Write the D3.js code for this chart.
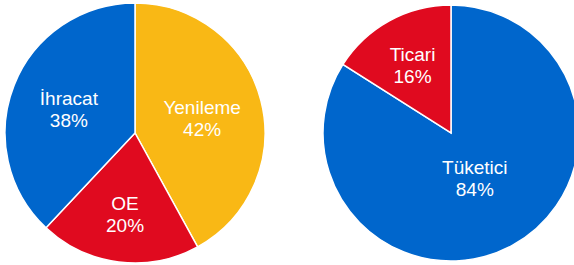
<!DOCTYPE html>
<html>
<head>
<meta charset="utf-8">
<script src="https://cdn.jsdelivr.net/npm/d3@7"></script>
<style>
	body { margin: 0; background: #fff; }
	svg text { font-family: "Liberation Sans", Arial, sans-serif; fill: #fff; }
</style>
</head>
<body>
<div class="pies"></div>
<script>
(function() {

	// left pie: sales channels
	const leftLabels = ["Yenileme", "OE", "İhracat"];
	const leftValues = [42, 20, 38];
	const leftColors = ["#F9B815", "#E00A1F", "#0066CC"];

	// right pie: customer type
	const rightLabels = ["Tüketici", "Ticari"];
	const rightValues = [84, 16];
	const rightColors = ["#0066CC", "#E00A1F"];

	const width = 574,
		height = 265;

	const svg = d3.select(".pies").append("svg")
		.attr("width", width)
		.attr("height", height);

	function renderPie(labels, values, colors, cx, cy, radius) {
		const data = labels.map((l, i) => ({label: l, value: values[i], color: colors[i]}));

		const pie = d3.pie()
			.sort(null)
			.value(d => d.value);

		const arc = d3.arc()
			.innerRadius(0)
			.outerRadius(radius);

		const total = d3.sum(values);

		// smaller slices push their label further out, as the source does
		function labelPos(d) {
			const share = d.data.value / total;
			const r = radius * (0.68 - 0.35 * share);
			return d3.arc().innerRadius(r).outerRadius(r).centroid(d);
		}

		const g = svg.append("g")
			.attr("transform", `translate(${cx},${cy})`);

		const slices = g.selectAll(".arc")
			.data(pie(data))
			.enter().append("g")
			.attr("class", "arc");

		slices.append("path")
			.attr("d", arc)
			.style("fill", d => d.data.color)
			.style("stroke", "#fff")
			.style("stroke-width", 1.5);

		const text = slices.append("text")
			.attr("transform", d => `translate(${labelPos(d)})`)
			.style("text-anchor", "middle")
			.style("font-size", "19px");

		text.append("tspan")
			.attr("x", 0)
			.attr("dy", "-0.1em")
			.text(d => d.data.label);

		text.append("tspan")
			.attr("x", 0)
			.attr("dy", "1.15em")
			.text(d => d.data.value + "%");
	}

	renderPie(leftLabels, leftValues, leftColors, 135, 133, 130);
	renderPie(rightLabels, rightValues, rightColors, 451, 133, 128);

})();
</script>
</body>
</html>
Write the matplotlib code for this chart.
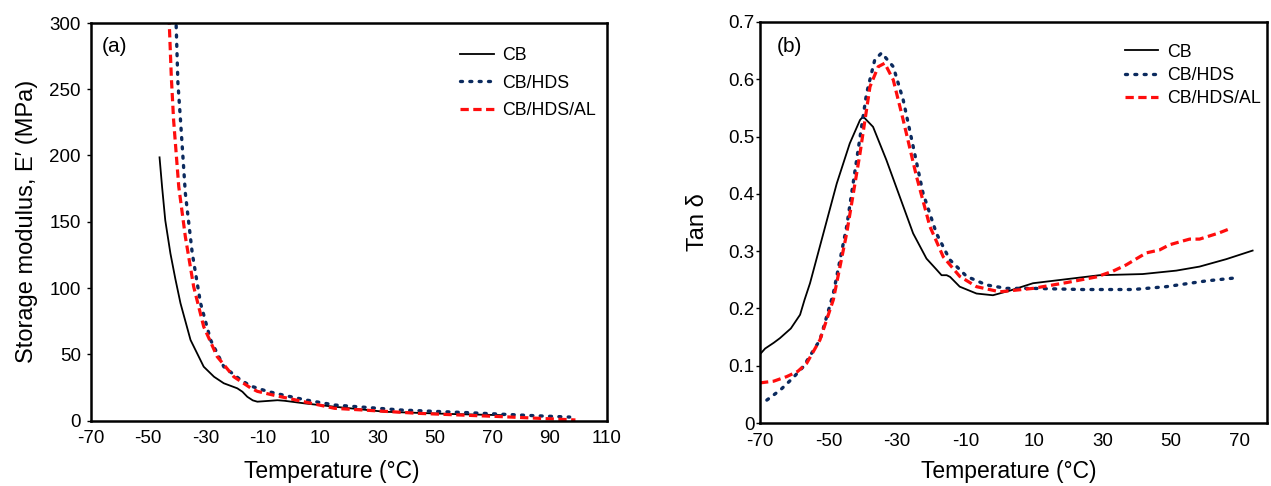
import matplotlib
matplotlib.use("Agg")
import matplotlib.pyplot as plt
from matplotlib.ticker import FuncFormatter

plt.rcParams['font.family'] = ['Liberation Sans', 'DejaVu Sans']
plt.rcParams['axes.unicode_minus'] = False

# ---- (a) storage modulus vs temperature ----
temp_a_cb = [-46.0, -45.1, -44.0, -42.2, -40.5, -38.7, -35.2, -30.6, -27.0, -23.6,
             -18.9, -17.1, -15.4, -13.5, -11.9, -8.0, -4.9, -2.5, 5.0, 15.0, 32.5, 55.8, 74.0]
mod_cb = [198.6, 176, 151, 126, 107, 88.5, 60.8, 40.6, 33, 28.1,
          24.3, 21.7, 17.9, 15.2, 14.2, 14.8, 15.3, 14.9, 12.8, 10.4, 6.6, 4.9, 4.0]

temp_a_hds = [-40.3, -39.6, -38.7, -37.0, -34.6, -31.7, -28.2, -23.6, -17.7, -14.2,
              -8.4, -2.5, 5.0, 15.0, 38.3, 61.7, 85.0, 97.0]
mod_hds = [305, 255, 226.8, 171.5, 126.3, 88.5, 60.8, 40.6, 30.6, 26,
           22, 19, 15.5, 11.7, 7.9, 5.9, 3.6, 2.6]

temp_a_al = [-42.7, -41.9, -41.1, -39.3, -37.0, -34.1, -30.6, -25.9, -20.1, -14.2,
             -11.9, -6.0, -1.3, 15.0, 44.2, 73.4, 99.0]
mod_al = [305, 259.5, 226.8, 176.5, 138.7, 101, 70.8, 48.2, 33, 24.5,
          22, 19, 16.8, 9.2, 5.4, 2.9, 0.4]

# ---- (b) tan delta vs temperature ----
temp_b_cb = [-70, -68.5, -66, -64.2, -61, -58.3, -57.0, -55.4, -51.5, -47.6, -43.8, -40.8,
             -39.9, -37, -33.1, -29.2, -25.3, -21.4, -18.5, -17.0, -15.5, -14.5, -11.7, -6.8,
             -2.0, 2.9, 9.7, 19.4, 29.1, 41.7, 51.5, 58.3, 66.1, 73.8]
tan_cb = [0.120, 0.130, 0.140, 0.148, 0.165, 0.189, 0.215, 0.244, 0.331, 0.418, 0.488, 0.529,
          0.535, 0.517, 0.459, 0.395, 0.331, 0.287, 0.268, 0.258, 0.258, 0.255, 0.238, 0.226,
          0.223, 0.231, 0.244, 0.251, 0.258, 0.260, 0.266, 0.273, 0.286, 0.301]

temp_b_hds = [-68.0, -64.0, -60.5, -57.4, -54.9, -52.5, -48.6, -44.7, -41.8, -38.9, -36.5,
              -34.5, -31.1, -28.2, -25.3, -22.4, -18.5, -14.6, -9.7, -3.9, 1.9, 9.7, 24.2,
              38.9, 48.6, 60.2, 70.0]
tan_hds = [0.040, 0.058, 0.078, 0.098, 0.122, 0.145, 0.226, 0.343, 0.459, 0.575, 0.634,
           0.646, 0.622, 0.564, 0.483, 0.401, 0.331, 0.285, 0.256, 0.241, 0.235, 0.235, 0.233,
           0.233, 0.238, 0.248, 0.254]

temp_b_al = [-70, -66, -62.2, -59, -56.4, -52.5, -48.6, -44.7, -40.8, -37.9, -35.5, -33.6,
             -31.1, -28.2, -24.3, -20.4, -16.5, -11.7, -6.8, 0, 9.7, 19.4, 28.2, 33, 36.9,
             40.8, 42.8, 46.6, 49.5, 52.4, 55.4, 58.3, 64.1, 67.5]
tan_al = [0.070, 0.073, 0.081, 0.090, 0.104, 0.145, 0.215, 0.331, 0.471, 0.587, 0.622, 0.628,
          0.599, 0.529, 0.430, 0.343, 0.290, 0.256, 0.238, 0.229, 0.235, 0.245, 0.255, 0.265,
          0.276, 0.290, 0.297, 0.302, 0.311, 0.316, 0.321, 0.321, 0.332, 0.340]

series_labels = ['CB', 'CB/HDS', 'CB/HDS/AL']
xticks_a = list(range(-70, 111, 20))
yticks_a = list(range(0, 301, 50))
xticks_b = list(range(-70, 71, 20))
yticks_b = [0, 0.1, 0.2, 0.3, 0.4, 0.5, 0.6, 0.7]

style_cb = dict(color='black', lw=1.3, ls='-')
style_hds = dict(color='#0b2a5e', lw=2.4, ls=(0, (0.6, 2.2)), dash_capstyle='round')
style_al = dict(color='#ff0d0d', lw=2.3, ls=(0, (2.6, 1.4)))

fig = plt.figure(figsize=(12.71, 4.86), dpi=100)
ax1 = fig.add_axes([90.7 / 1271, 1 - 420.5 / 486, (607 - 90.7) / 1271, (420.5 - 23) / 486])
ax2 = fig.add_axes([760 / 1271, 1 - 423 / 486, (1267 - 760) / 1271, (423 - 22) / 486])

ax1.plot(temp_a_cb, mod_cb, label=series_labels[0], **style_cb)
ax1.plot(temp_a_hds, mod_hds, label=series_labels[1], **style_hds)
ax1.plot(temp_a_al, mod_al, label=series_labels[2], **style_al)
ax1.set_xlim(-70, 110)
ax1.set_ylim(0, 300)
ax1.set_xticks(xticks_a)
ax1.set_yticks(yticks_a)

ax2.plot(temp_b_cb, tan_cb, label=series_labels[0], **style_cb)
ax2.plot(temp_b_hds, tan_hds, label=series_labels[1], **style_hds)
ax2.plot(temp_b_al, tan_al, label=series_labels[2], **style_al)
ax2.set_xlim(-70, 78)
ax2.set_ylim(0, 0.7)
ax2.set_xticks(xticks_b)
ax2.set_yticks(yticks_b)
ax2.yaxis.set_major_formatter(FuncFormatter(lambda v, p: '0' if abs(v) < 1e-9 else f'{v:.1f}'))

for ax in (ax1, ax2):
    for sp in ax.spines.values():
        sp.set_linewidth(1.8)
    ax.tick_params(axis='x', length=0, pad=7, labelsize=13.5)
    ax.tick_params(axis='y', direction='out', length=3, width=1, labelsize=13.5)

ax1.tick_params(axis='y', pad=4)
ax2.tick_params(axis='y', pad=1)

ax1.set_xlabel('Temperature (°C)', fontsize=16.5)
ax1.xaxis.set_label_coords(0.467, -0.099)
ax1.set_ylabel('Storage modulus, E′ (MPa)', fontsize=17, labelpad=8)
ax2.set_xlabel('Temperature (°C)', fontsize=16.5)
ax2.xaxis.set_label_coords(0.49, -0.092)
ax2.set_ylabel('Tan δ', fontsize=17, labelpad=14)

ax1.text(0.021, 0.941, '(a)', transform=ax1.transAxes, fontsize=15, va='center', ha='left')
ax2.text(0.033, 0.939, '(b)', transform=ax2.transAxes, fontsize=15, va='center', ha='left')

ax1.legend(loc='upper left', bbox_to_anchor=(0.715, 0.94), frameon=False, fontsize=12.8,
           handlelength=1.9, handletextpad=0.45, labelspacing=0.6, borderpad=0, borderaxespad=0)
ax2.legend(loc='upper left', bbox_to_anchor=(0.72, 0.946), frameon=False, fontsize=12.8,
           handlelength=1.85, handletextpad=0.5, labelspacing=0.36, borderpad=0, borderaxespad=0)

fig.savefig('out.png', dpi=100)
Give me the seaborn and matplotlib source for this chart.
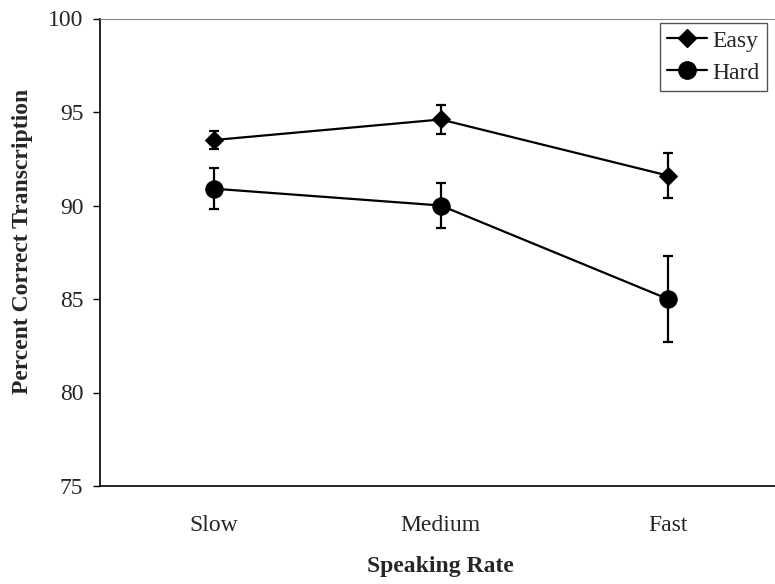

——

#### Task instructions
Write out again exactly the lines above from the one with "Write the matplotlib code for this chart." through the one with "22, 19, 16.8, 9.2, 5.4, 2.9, 0.4]", adding no other lines and no pictures.

#### Output of the task
Write the matplotlib code for this chart.
import matplotlib
matplotlib.use("Agg")
import matplotlib.pyplot as plt
from matplotlib.ticker import FuncFormatter

plt.rcParams['font.family'] = ['Liberation Sans', 'DejaVu Sans']
plt.rcParams['axes.unicode_minus'] = False

# ---- (a) storage modulus vs temperature ----
temp_a_cb = [-46.0, -45.1, -44.0, -42.2, -40.5, -38.7, -35.2, -30.6, -27.0, -23.6,
             -18.9, -17.1, -15.4, -13.5, -11.9, -8.0, -4.9, -2.5, 5.0, 15.0, 32.5, 55.8, 74.0]
mod_cb = [198.6, 176, 151, 126, 107, 88.5, 60.8, 40.6, 33, 28.1,
          24.3, 21.7, 17.9, 15.2, 14.2, 14.8, 15.3, 14.9, 12.8, 10.4, 6.6, 4.9, 4.0]

temp_a_hds = [-40.3, -39.6, -38.7, -37.0, -34.6, -31.7, -28.2, -23.6, -17.7, -14.2,
              -8.4, -2.5, 5.0, 15.0, 38.3, 61.7, 85.0, 97.0]
mod_hds = [305, 255, 226.8, 171.5, 126.3, 88.5, 60.8, 40.6, 30.6, 26,
           22, 19, 15.5, 11.7, 7.9, 5.9, 3.6, 2.6]

temp_a_al = [-42.7, -41.9, -41.1, -39.3, -37.0, -34.1, -30.6, -25.9, -20.1, -14.2,
             -11.9, -6.0, -1.3, 15.0, 44.2, 73.4, 99.0]
mod_al = [305, 259.5, 226.8, 176.5, 138.7, 101, 70.8, 48.2, 33, 24.5,
          22, 19, 16.8, 9.2, 5.4, 2.9, 0.4]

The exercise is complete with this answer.